▸ Data excerpt:

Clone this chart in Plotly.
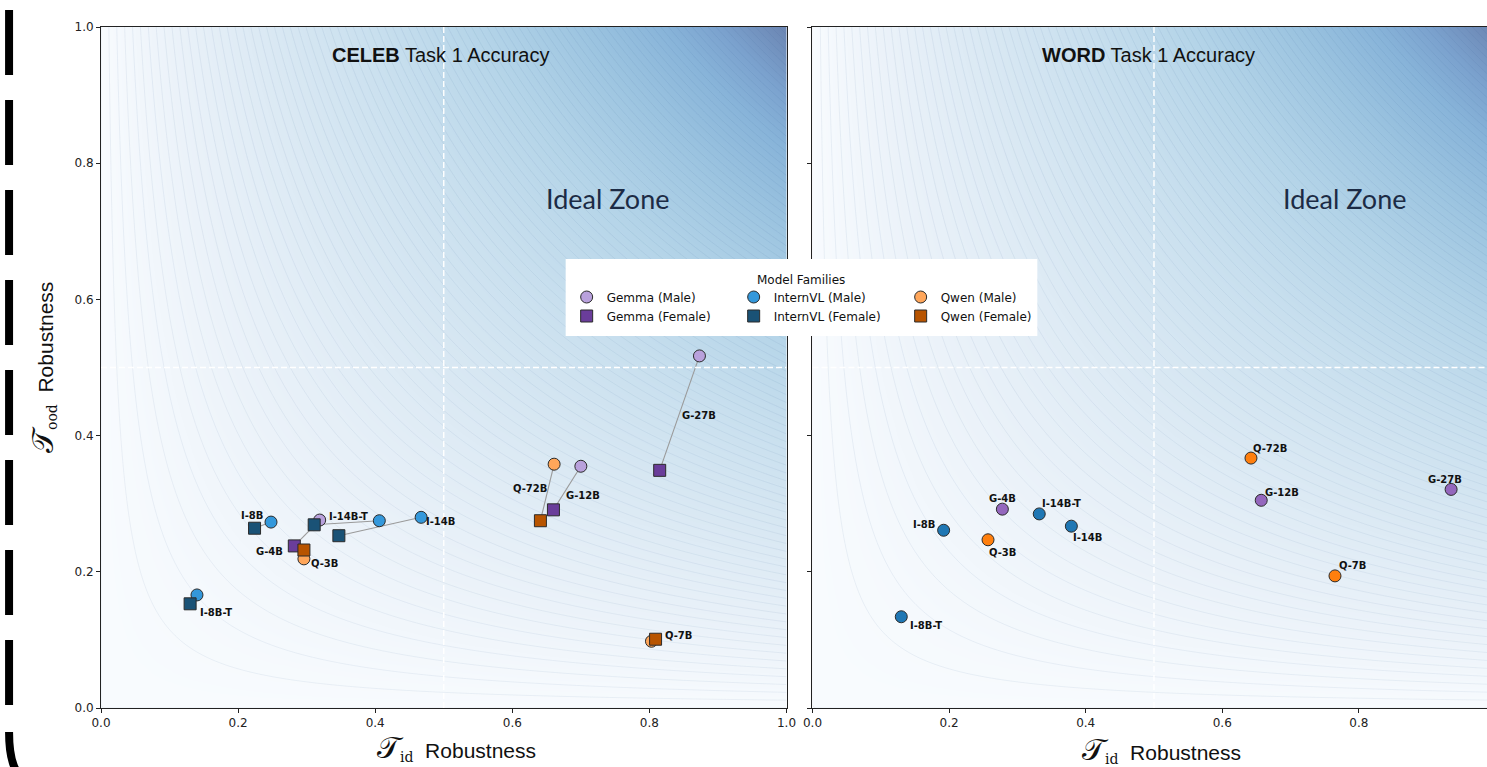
import numpy as np
import plotly.graph_objects as go

# ---------------- data ----------------
gemma_models = ["G-4B", "G-12B", "G-27B"]
intern_models = ["I-8B", "I-8B-T", "I-14B", "I-14B-T"]
qwen_models = ["Q-3B", "Q-7B", "Q-72B"]

# CELEB task (left panel): male / female robustness
celeb_gemma_male_x = [0.319, 0.700, 0.873]
celeb_gemma_male_y = [0.276, 0.355, 0.517]
celeb_gemma_female_x = [0.282, 0.660, 0.815]
celeb_gemma_female_y = [0.238, 0.291, 0.349]

celeb_intern_male_x = [0.248, 0.140, 0.467, 0.406]
celeb_intern_male_y = [0.273, 0.166, 0.280, 0.275]
celeb_intern_female_x = [0.224, 0.130, 0.347, 0.311]
celeb_intern_female_y = [0.264, 0.153, 0.253, 0.269]

celeb_qwen_male_x = [0.296, 0.803, 0.661]
celeb_qwen_male_y = [0.219, 0.098, 0.358]
celeb_qwen_female_x = [0.296, 0.809, 0.641]
celeb_qwen_female_y = [0.232, 0.101, 0.275]

# WORD task (right panel)
word_gemma_x = [0.278, 0.657, 0.935]
word_gemma_y = [0.292, 0.305, 0.321]
word_intern_x = [0.192, 0.130, 0.379, 0.332]
word_intern_y = [0.261, 0.134, 0.267, 0.285]
word_qwen_x = [0.257, 0.765, 0.642]
word_qwen_y = [0.247, 0.194, 0.367]

tick_vals = [0.0, 0.2, 0.4, 0.6, 0.8, 1.0]
tick_text = ["0.0", "0.2", "0.4", "0.6", "0.8", "1.0"]

# ---------------- styling ----------------
# the page is captured slightly compressed horizontally; lay out on a 1497-wide canvas
REF_W = 1487
W, H = 1497, 767
S = W / REF_W
ML, MR, MT, MB = 100 * S, 0, 27, 59
PW = W - ML - MR
PH = H - MT - MB


def pxx(px):
    return (px * S - ML) / PW


def pxy(py):
    return (H - MB - py) / PH


C = dict(
    gm="#b9a1dc", gf="#6a3d9a",
    im="#3498db", if_="#1a5276",
    qm="#ffa65a", qf="#b85400",
    g2="#9467bd", i2="#1f77b4", q2="#ff7f0e",
)

# label offsets in pixels (dx right, dy down) relative to the male marker
celeb_lab_off = {
    "G-4B": (-50, 31), "G-12B": (2, 29), "G-27B": (0, 60),
    "I-8B": (-19, -7), "I-8B-T": (19, 18), "I-14B": (19, 4), "I-14B-T": (-31, -4),
    "Q-3B": (20, 5), "Q-7B": (27, -6), "Q-72B": (-24, 24),
}
word_lab_off = {
    "G-4B": (0, -11), "G-12B": (21, -8), "G-27B": (-6, -10),
    "I-8B": (-19, -6), "I-8B-T": (25, 9), "I-14B": (16, 11), "I-14B-T": (22, -10),
    "Q-3B": (14, 13), "Q-7B": (17, -10), "Q-72B": (19, -10),
}

fig = go.Figure()

# background gradient (x*y contours)
grid = np.linspace(0, 1, 241)
zz = np.outer(grid, grid)
bg_scale = [
    [0.0, "#f8fbfe"], [0.1, "#ebf2f9"], [0.25, "#d9e8f3"], [0.4, "#c8dfee"],
    [0.55, "#b4d4e8"], [0.7, "#9cc4e0"], [0.82, "#88b4d9"], [0.9, "#7ba2ce"],
    [1.0, "#6b85b2"],
]
for xa, ya in (("x", "y"), ("x2", "y2")):
    fig.add_trace(go.Contour(
        x=grid, y=grid, z=zz, colorscale=bg_scale, showscale=False,
        zmin=0, zmax=1,
        contours=dict(start=0, end=1, size=0.0115, coloring="heatmap"),
        line=dict(width=0.6, color="rgba(60,100,150,0.13)"),
        hoverinfo="skip", xaxis=xa, yaxis=ya, showlegend=False,
    ))

# connector lines male <-> female (left)
lx, ly = [], []
for mx, my, fx, fy in (
    (celeb_gemma_male_x, celeb_gemma_male_y, celeb_gemma_female_x, celeb_gemma_female_y),
    (celeb_intern_male_x, celeb_intern_male_y, celeb_intern_female_x, celeb_intern_female_y),
    (celeb_qwen_male_x, celeb_qwen_male_y, celeb_qwen_female_x, celeb_qwen_female_y),
):
    for a, b, c, d in zip(mx, my, fx, fy):
        lx += [a, c, None]
        ly += [b, d, None]
fig.add_trace(go.Scatter(x=lx, y=ly, mode="lines", line=dict(color="#9a9a9a", width=1.1),
                         hoverinfo="skip", showlegend=False, xaxis="x", yaxis="y"))

mline = dict(color="#2b2b2b", width=1)
# males (legend row 1)
for name, xs, ys, col, mods in (
    ("Gemma (Male)", celeb_gemma_male_x, celeb_gemma_male_y, C["gm"], gemma_models),
    ("InternVL (Male)", celeb_intern_male_x, celeb_intern_male_y, C["im"], intern_models),
    ("Qwen (Male)", celeb_qwen_male_x, celeb_qwen_male_y, C["qm"], qwen_models),
):
    fig.add_trace(go.Scatter(x=xs, y=ys, mode="markers", name=name, text=mods,
                             marker=dict(symbol="circle", size=12, color=col, line=mline),
                             legend="legend", xaxis="x", yaxis="y"))
# females (legend row 2)
for name, xs, ys, col, mods in (
    ("Gemma (Female)", celeb_gemma_female_x, celeb_gemma_female_y, C["gf"], gemma_models),
    ("InternVL (Female)", celeb_intern_female_x, celeb_intern_female_y, C["if_"], intern_models),
    ("Qwen (Female)", celeb_qwen_female_x, celeb_qwen_female_y, C["qf"], qwen_models),
):
    fig.add_trace(go.Scatter(x=xs, y=ys, mode="markers", name=name, text=mods,
                             marker=dict(symbol="square", size=12, color=col, line=mline),
                             legend="legend2", xaxis="x", yaxis="y"))

# right panel
for xs, ys, col, mods in (
    (word_gemma_x, word_gemma_y, C["g2"], gemma_models),
    (word_intern_x, word_intern_y, C["i2"], intern_models),
    (word_qwen_x, word_qwen_y, C["q2"], qwen_models),
):
    fig.add_trace(go.Scatter(x=xs, y=ys, mode="markers", text=mods, showlegend=False,
                             marker=dict(symbol="circle", size=12, color=col, line=mline),
                             xaxis="x2", yaxis="y2"))

annotations = []
lab_font = dict(family="DejaVu Sans", size=10, color="#111")
for mods, xs, ys in ((gemma_models, celeb_gemma_male_x, celeb_gemma_male_y),
                     (intern_models, celeb_intern_male_x, celeb_intern_male_y),
                     (qwen_models, celeb_qwen_male_x, celeb_qwen_male_y)):
    for m, xv, yv in zip(mods, xs, ys):
        dx, dy = celeb_lab_off[m]
        annotations.append(dict(x=xv, y=yv, xref="x", yref="y", text=f"<b>{m}</b>",
                                xanchor="center", yanchor="middle",
                                showarrow=False, xshift=dx * S, yshift=-dy, font=lab_font))
for mods, xs, ys in ((gemma_models, word_gemma_x, word_gemma_y),
                     (intern_models, word_intern_x, word_intern_y),
                     (qwen_models, word_qwen_x, word_qwen_y)):
    for m, xv, yv in zip(mods, xs, ys):
        dx, dy = word_lab_off[m]
        annotations.append(dict(x=xv, y=yv, xref="x2", yref="y2", text=f"<b>{m}</b>",
                                xanchor="center", yanchor="middle",
                                showarrow=False, xshift=dx * S, yshift=-dy, font=lab_font))


def ptext(px, py, text, font, **kw):
    d = dict(x=pxx(px), y=pxy(py), xref="paper", yref="paper", showarrow=False,
             xanchor="center", yanchor="middle", text=text, font=font)
    d.update(kw)
    return d


title_font = dict(family="Liberation Sans", size=20, color="#111")
zone_font = dict(family="Lato", size=27, color="#1c2b45")
annotations += [
    ptext(440, 55, "<b>CELEB</b> Task 1 Accuracy", title_font),
    ptext(1148, 55, "<b>WORD</b> Task 1 Accuracy", title_font),
    ptext(607, 199, "Ideal Zone", zone_font),
    ptext(1344, 199, "Ideal Zone", zone_font),
    ptext(801, 280, "Model Families", dict(family="DejaVu Sans", size=12, color="#111")),
]
ser = "font-family:'DejaVu Serif','Noto Sans',serif"
xlab = (f"<span style=\"{ser};font-size:30px\">𝒯</span>"
        f"<span style=\"{ser};font-size:20px\"><sub>id</sub></span>  Robustness")
ylab = (f"<span style=\"{ser};font-size:30px\">𝒯</span>"
        f"<span style=\"{ser};font-size:20px\"><sub>ood</sub></span>  Robustness")
ax_font = dict(family="Liberation Sans", size=21, color="#111")
annotations += [
    ptext(456, 747, xlab, ax_font),
    ptext(1161, 749, xlab, ax_font),
    ptext(41, 368, ylab, ax_font, textangle=-90),
]

shapes = []
dash_line = dict(color="white", width=1.4, dash="6px,3px")
for xr, yr in (("x", "y"), ("x2", "y2")):
    shapes.append(dict(type="line", xref=xr, yref=yr, x0=0.5, x1=0.5, y0=0, y1=1, line=dash_line, layer="above"))
    shapes.append(dict(type="line", xref=xr, yref=yr, x0=0, x1=1, y0=0.5, y1=0.5, line=dash_line, layer="above"))
# legend box
shapes.append(dict(type="rect", xref="paper", yref="paper", x0=pxx(565), x1=pxx(1037),
                   y0=pxy(336), y1=pxy(259), fillcolor="white", line=dict(width=0), layer="above"))
# decorative dashed border remnants at left edge
for y0, y1 in ((10, 75), (100, 165), (190, 255), (280, 345), (370, 435), (460, 525), (550, 615), (640, 705)):
    shapes.append(dict(type="rect", xref="paper", yref="paper", x0=pxx(4), x1=pxx(12),
                       y0=pxy(y1), y1=pxy(y0), fillcolor="black", line=dict(width=0), layer="above"))
shapes.append(dict(type="path", xref="paper", yref="paper",
                   path=f"M {pxx(8)},{pxy(732)} Q {pxx(8)},{pxy(760)} {pxx(16)},{pxy(772)}",
                   line=dict(color="black", width=8), layer="above"))

axis_common = dict(showgrid=False, zeroline=False, showline=True, linecolor="#222", linewidth=1,
                   ticks="outside", ticklen=4, tickcolor="#222", tickwidth=1,
                   tickfont=dict(family="DejaVu Sans", size=12, color="#222"))

leg_common = dict(orientation="h", xanchor="left", yanchor="middle",
                  entrywidth=122, entrywidthmode="pixels", bgcolor="rgba(0,0,0,0)",
                  font=dict(family="DejaVu Sans", size=12, color="#111"), itemclick=False)

fig.update_layout(
    width=W, height=H, autosize=False, margin=dict(l=ML, r=MR, t=MT, b=MB),
    paper_bgcolor="white", plot_bgcolor="white",
    font=dict(family="DejaVu Sans", color="#111"),
    xaxis=dict(domain=[0, pxx(786)], range=[0, 1], tickvals=tick_vals, ticktext=tick_text,
               mirror=True, anchor="y", **axis_common),
    yaxis=dict(domain=[0, 1], range=[0, 1], tickvals=tick_vals, ticktext=tick_text,
               mirror=True, anchor="x", **axis_common),
    xaxis2=dict(domain=[pxx(812), 1], range=[0, (REF_W - 812) / 683.5],
                tickvals=tick_vals[:-1], ticktext=tick_text[:-1], mirror=True, anchor="y2", **axis_common),
    yaxis2=dict(domain=[0, 1], range=[0, 1], tickvals=tick_vals, showticklabels=False,
                anchor="x2", **axis_common),
    legend=dict(x=pxx(566), y=pxy(297), **leg_common),
    legend2=dict(x=pxx(566), y=pxy(316), **leg_common),
    annotations=annotations,
    shapes=shapes,
)

fig.write_html(
    "out.html",
    config={"displayModeBar": False, "responsive": False},
    post_script="document.body.style.margin='0';document.body.style.overflow='hidden';",
)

▸ Requirements:
From the first line above down to the line with "celeb_intern_female_y = [0.264, 0.153, 0.253, 0.269]", reproduce every line and no others, omitting pictures.

▸ Correct result:
Clone this chart in Plotly.
import numpy as np
import plotly.graph_objects as go

# ---------------- data ----------------
gemma_models = ["G-4B", "G-12B", "G-27B"]
intern_models = ["I-8B", "I-8B-T", "I-14B", "I-14B-T"]
qwen_models = ["Q-3B", "Q-7B", "Q-72B"]

# CELEB task (left panel): male / female robustness
celeb_gemma_male_x = [0.319, 0.700, 0.873]
celeb_gemma_male_y = [0.276, 0.355, 0.517]
celeb_gemma_female_x = [0.282, 0.660, 0.815]
celeb_gemma_female_y = [0.238, 0.291, 0.349]

celeb_intern_male_x = [0.248, 0.140, 0.467, 0.406]
celeb_intern_male_y = [0.273, 0.166, 0.280, 0.275]
celeb_intern_female_x = [0.224, 0.130, 0.347, 0.311]
celeb_intern_female_y = [0.264, 0.153, 0.253, 0.269]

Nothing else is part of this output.